Metformin Use May Not Improve Pancreatic Cancer Survival

米国癌学会(AACR)は4月21日、メトホルミンで膵管腺癌(PDAC)患者の生存期間が延長できなかったことを示す後ろ向きコホート研究を発表した。

現在までに行われてきた複数の疫学研究で報告されてきた効果のなかに、メトホルミンと膵臓癌を含めたさまざまな癌の死亡リスク低下との関連性があり、膵臓癌患者の延命効果についても期待されていた。

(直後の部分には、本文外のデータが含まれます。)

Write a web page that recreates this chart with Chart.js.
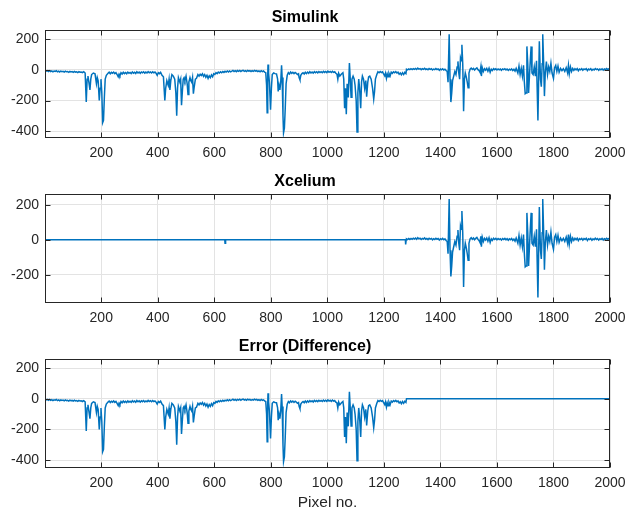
<!DOCTYPE html>
<html>
<head>
<meta charset="utf-8">
<script src="https://cdn.jsdelivr.net/npm/chart.js@4/dist/chart.umd.min.js"></script>
<style>
  body { margin: 0; background: #fff; }
  .box { position: absolute; left: 0; width: 626px; }
</style>
</head>
<body>
<div class="box" style="top:0px"><canvas id="simChart" width="626" height="163"></canvas></div>
<div class="box" style="top:164px"><canvas id="xcelChart" width="626" height="165"></canvas></div>
<div class="box" style="top:329px"><canvas id="errChart" width="626" height="184"></canvas></div>
<script>
// x ticks / y ticks
const xTicks = [200, 400, 600, 800, 1000, 1200, 1400, 1600, 1800, 2000]
const yTicksWide = [-400, -200, 0, 200]
const yTicksNarrow = [-200, 0, 200]

// Simulink output, pixels 1..1279
const simulinkLeft = [
  [1, -2], [5, -8], [9, -4], [13, -10], [17, -5], [21, -11], [25, -6], [29, -12], [33, -7], [37, -9],
  [41, -5], [45, -12], [49, -8], [53, -13], [57, -7], [61, -11], [65, -9], [69, -14], [73, -8], [77, -12],
  [81, -10], [85, -15], [89, -9], [93, -13], [97, -11], [101, -16], [105, -10], [109, -14], [113, -12],
  [117, -17], [121, -11], [125, -15], [129, -13], [133, -18], [138, -12], [143, -20],
  [147, -210], [150, -60], [153, -40], [157, -90], [160, -130], [163, -60], [166, -30], [172, -20],
  [178, -25], [183, -90], [186, -50], [189, -70], [193, -200], [196, -120], [199, -60], [202, -150],
  [205, -345], [208, -330], [211, -180], [214, -60], [218, -35],
  [224, -22], [228, -15], [232, -25], [236, -16], [240, -22], [244, -14], [248, -24], [252, -18],
  [256, -30], [260, -45], [263, -28], [266, -38], [270, -18], [274, -26], [278, -15], [282, -24],
  [286, -17], [290, -25], [294, -14], [298, -22], [302, -16], [306, -24], [310, -13], [314, -21],
  [318, -15], [322, -23], [326, -12], [330, -20], [334, -14], [338, -22], [342, -13], [346, -19],
  [350, -12], [354, -21], [358, -14], [362, -20], [366, -11], [370, -18], [374, -13], [378, -20],
  [382, -12], [386, -19], [390, -14], [394, -22], [398, -35], [402, -18], [406, -24], [410, -16],
  [415, -35], [420, -45], [425, -200], [428, -120],
  [432, -70], [437, -100], [440, -60], [443, -130], [446, -70], [450, -30], [455, -40], [460, -60],
  [464, -150], [467, -300], [470, -120], [473, -50], [478, -80], [481, -60], [484, -230], [487, -140],
  [490, -60], [493, -50], [496, -70], [500, -40], [504, -90], [507, -160], [510, -80], [514, -50],
  [517, -70], [520, -80], [523, -50], [526, -155], [529, -110], [533, -60], [537, -55],
  [542, -30], [546, -40], [550, -28], [554, -36], [558, -25], [562, -42], [566, -30], [570, -48],
  [574, -35], [578, -55], [582, -38], [586, -50], [590, -32], [594, -45], [598, -25], [602, -30],
  [606, -18], [610, -24], [614, -14], [618, -20], [622, -12], [626, -18], [630, -10], [634, -16],
  [638, -9], [642, -14], [646, -7], [650, -13], [654, -6], [658, -12], [662, -8], [666, -3],
  [670, -10], [674, -5], [678, -11], [682, -4], [686, -9], [690, -3], [694, -10], [698, -5],
  [702, -2], [706, -9], [710, -4], [714, -10], [718, -3], [722, -8], [726, -4], [730, -10],
  [734, -5], [738, -9], [742, -3], [746, -8], [750, -4], [754, -10], [758, -6], [762, -12],
  [766, -5], [770, -11], [774, -7], [778, -14], [782, -18],
  [785, -100], [787, -280], [789, -40],
  [790, 35], [792, -20], [795, -80], [799, -260], [802, -120], [805, -30], [810, -20], [815, -24],
  [820, -26], [824, -60], [826, -140], [829, -100], [832, -130], [835, -80], [838, 30], [840, -50],
  [843, -300], [845, -410], [848, -380], [851, -250], [854, -90],
  [858, -35], [862, -18], [866, -26], [870, -14], [874, -22], [878, -15], [882, -24], [886, -16],
  [890, -22], [894, -30], [898, -25], [900, -50], [903, -65], [906, -35], [910, -24], [914, -18],
  [918, -26], [922, -15], [926, -24], [930, -14], [934, -22], [938, -12], [942, -20], [946, -13],
  [950, -21], [954, -11], [958, -18], [962, -12], [966, -19], [970, -10], [974, -17], [978, -11],
  [982, -18], [986, -9], [990, -16], [994, -10], [998, -17], [1002, -8], [1006, -15], [1010, -10],
  [1014, -17], [1018, -9], [1022, -16], [1026, -12], [1030, -22],
  [1034, -28], [1037, -60], [1040, -22], [1044, -40], [1050, -26],
  [1055, -18], [1058, -60], [1061, -250], [1064, -120], [1067, -290], [1070, -90], [1074, -180], [1078, 46],
  [1081, -60], [1084, -178], [1087, -60], [1091, -40], [1095, -60], [1098, -100], [1102, -200], [1105, -405],
  [1108, -150], [1111, -60], [1114, -120], [1118, -250], [1121, -80], [1124, -40], [1128, -60], [1132, -120],
  [1136, -70], [1139, -175], [1143, -80], [1146, -45], [1150, -40], [1155, -60], [1160, -120], [1164, -190],
  [1167, -140], [1170, -60],
  [1175, -30], [1179, -12], [1183, -18], [1187, -10], [1191, -17], [1195, -12], [1199, -25], [1203, -38],
  [1206, -20], [1209, -55], [1212, -28], [1215, -45], [1218, -22], [1222, -40], [1226, -15], [1230, -22],
  [1234, -12], [1238, -18], [1242, -11], [1246, -20], [1250, -14], [1254, -28], [1258, -20], [1262, -32],
  [1266, -18], [1270, -30], [1274, -16], [1278, -24]
]

// Simulink output, pixels 1280..2000 (identical in Xcelium)
const simulinkRight = [
  [1280, 5], [1284, 1], [1288, 7], [1292, 2], [1296, 8], [1300, 3], [1304, 9], [1308, 4], [1312, 10],
  [1316, 3], [1320, 12], [1324, 5], [1328, 9], [1332, 2], [1336, 8], [1340, 4], [1344, 11], [1348, 3],
  [1352, 7], [1356, 1], [1360, 9], [1364, 4], [1368, 8], [1372, 0], [1376, 6], [1380, 2], [1384, 9],
  [1388, 3], [1392, 7], [1396, -2], [1400, 6], [1404, 1], [1408, 8], [1412, 0], [1416, 5], [1420, -4],
  [1424, -10], [1427, -80], [1431, 234],
  [1434, -60], [1437, -210], [1440, -150], [1443, -70], [1447, -40], [1451, -10], [1455, -30], [1459, 20],
  [1462, 56], [1465, -20], [1468, -60], [1471, 80], [1474, 60], [1476, 165], [1479, 40], [1482, -270],
  [1485, -60], [1488, -20], [1492, -50], [1495, -80], [1498, -117], [1501, -20],
  [1505, 5], [1509, 12], [1513, 3], [1517, 10], [1521, 0], [1525, 8], [1529, 14], [1533, 2], [1537, -5],
  [1540, -15], [1543, 20], [1545, -40], [1548, 15], [1552, -10], [1556, 8], [1560, -2], [1564, 10],
  [1568, -8], [1572, 12], [1576, -15], [1580, 5], [1584, -3], [1588, 9], [1592, 2], [1596, 8], [1600, 0],
  [1604, 7], [1608, 1], [1612, 6], [1616, -2], [1620, 7], [1624, 2], [1628, 8], [1632, 0], [1636, 6],
  [1640, -3], [1644, 5], [1648, 0], [1652, 7], [1656, -4], [1660, 4], [1664, -8], [1668, 10],
  [1674, -20], [1678, 25],
  [1682, -30], [1686, 10], [1690, -40], [1694, 30], [1697, -80], [1700, -155], [1703, -150], [1706, 154],
  [1709, 40], [1712, -150], [1715, -40], [1718, 60], [1721, 154], [1724, -20], [1728, -30], [1732, 20],
  [1736, -40], [1740, 60], [1745, -330], [1750, 187], [1754, -60], [1757, -110], [1760, 40], [1762, 234],
  [1765, 60], [1768, -171], [1771, -20], [1775, 55], [1779, -30], [1783, 20], [1787, -10], [1791, 45],
  [1795, -20], [1800, -55], [1804, 15], [1808, 30], [1812, -10], [1816, 25], [1820, -15], [1825, 10],
  [1830, -5], [1835, 8], [1840, -10], [1845, 15], [1850, -20], [1853, 30], [1856, -25],
  [1860, 20], [1864, -10], [1868, 10], [1872, -3], [1876, 8], [1880, 0], [1884, 9], [1888, -5],
  [1892, 6], [1896, 1], [1900, 8], [1904, -2], [1908, 7], [1912, 2], [1916, 9], [1920, -4], [1924, 6],
  [1928, 1], [1932, 8], [1936, -3], [1940, 5], [1944, 0], [1948, 9], [1952, 2], [1956, 7], [1960, -2],
  [1964, 6], [1968, 1], [1972, 8], [1976, -1], [1980, 6], [1984, 2], [1988, 9], [1992, 3], [1996, 7],
  [2000, 4]
]

// Xcelium output before 1280 is flat apart from two small dips
const xceliumLeft = [[1, 0], [637, 0], [638, -20], [640, 0], [1276, 0], [1277, -27], [1279, 0]]
// Error after 1280 is zero
const errorRight = [[1280, 0], [2000, 0]]

const toXY = (arr) => arr.map((p) => ({ x: p[0], y: p[1] }))
const FONT = 'Liberation Sans, Arial, Helvetica, sans-serif'

const boxPlugin = {
  id: 'matlabBox',
  afterDraw(chart) {
    const { ctx, chartArea: a, scales } = chart
    const L = Math.round(a.left) + 0.5
    const R = Math.round(a.right) - 0.5
    const T = Math.round(a.top) + 0.5
    const B = Math.round(a.bottom) - 0.5
    ctx.save()
    ctx.strokeStyle = '#262626'
    ctx.lineWidth = 1
    ctx.strokeRect(L, T, R - L, B - T)
    ctx.beginPath()
    scales.x.ticks.forEach((t) => {
      const px = Math.round(scales.x.getPixelForValue(t.value)) + 0.5
      ctx.moveTo(px, B); ctx.lineTo(px, B - 5)
      ctx.moveTo(px, T); ctx.lineTo(px, T + 5)
    })
    scales.y.ticks.forEach((t) => {
      const py = Math.round(scales.y.getPixelForValue(t.value)) + 0.5
      ctx.moveTo(L, py); ctx.lineTo(L + 5, py)
      ctx.moveTo(R, py); ctx.lineTo(R - 5, py)
    })
    ctx.stroke()
    ctx.restore()
  },
}

function makeChart(id, title, points, yMin, yMax, yTicks, xAxisHeight, xLabel) {
  const ctx = document.getElementById(id).getContext('2d')
  return new Chart(ctx, {
    type: 'line',
    data: {
      datasets: [
        {
          data: toXY(points),
          borderColor: '#0072BD',
          borderWidth: 1.5,
          pointRadius: 0,
          tension: 0,
        },
      ],
    },
    options: {
      responsive: false,
      animation: false,
      layout: { padding: { left: 0, right: 16, top: 0, bottom: 0 } },
      plugins: {
        legend: { display: false },
        tooltip: { enabled: false },
        title: {
          display: true,
          text: title,
          color: '#000',
          font: { family: FONT, size: 16, weight: 'bold' },
          padding: { top: 8, bottom: 3 },
        },
      },
      scales: {
        x: {
          type: 'linear',
          min: 1,
          max: 2000,
          afterBuildTicks: (s) => { s.ticks = xTicks.map((v) => ({ value: v })) },
          afterFit: (s) => { s.height = xAxisHeight; s.paddingRight = 0; s.paddingLeft = 0 },
          grid: { color: '#e3e3e3', drawTicks: false },
          border: { display: false },
          ticks: {
            color: '#262626',
            padding: 7,
            maxRotation: 0,
            autoSkip: false,
            callback: (v) => String(v),
            font: { family: FONT, size: 14 },
          },
          title: {
            display: !!xLabel,
            text: xLabel || '',
            color: '#262626',
            font: { family: FONT, size: 15.5 },
            padding: { top: 0, bottom: 1 },
          },
        },
        y: {
          min: yMin,
          max: yMax,
          afterBuildTicks: (s) => { s.ticks = yTicks.map((v) => ({ value: v })) },
          afterFit: (s) => { s.width = 45 },
          grid: { color: '#e3e3e3', drawTicks: false },
          border: { display: false },
          ticks: {
            color: '#262626',
            padding: 6,
            callback: (v) => String(v),
            font: { family: FONT, size: 14 },
          },
        },
      },
    },
    plugins: [boxPlugin],
  })
}

makeChart('simChart', 'Simulink', simulinkLeft.concat(simulinkRight), -445, 260, yTicksWide, 25)
makeChart('xcelChart', 'Xcelium', xceliumLeft.concat(simulinkRight), -362, 261, yTicksNarrow, 26)
makeChart('errChart', 'Error (Difference)', simulinkLeft.concat(errorRight), -452, 258, yTicksWide, 45, 'Pixel no.')
</script>
</body>
</html>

今回の後ろ向き研究では、メトホルミンの使用と生存期間について包括的に評価がなされている。メイヨークリニックの膵臓癌領域特定優良研究プログラム(SPORE)のPDAC患者1360人のデータからメトホルミンの使用状況により、使用していない群からPDACと診断後30日以上経過してから使用開始した群まで5群に分けられたうえで、生存期間が比較検討されている。

結果であるが、メトホルミンを使用していない患者の生存期間の中央値は308日間だったの対し、使用している患者では292日間で、統計的差異は認められなかった。また、診断後30日以上経過してから使用開始した群の生存期間が818日間と最長であった。研究者はこの結果を、「患者群に固有の生存バイアスがあることを示唆しているが、それを考慮してもメトホルミンの効果は確認できなかった」と解説している。

メイヨークリニック癌センターのRoongruedee Chaiteerakij氏は、「投薬治療と癌生存期間に対する研究では、かなり慎重になって詳細なデータを収集するのは当然のことだが、後ろ向き研究計画ではそれが必ずしも可能なわけではない」と述べたうえで、「今回の研究は、後ろ向き研究の適切な計画の重要性と確かな理論的根拠のある前向き研究の必要性を浮き彫りにしている」と指摘している。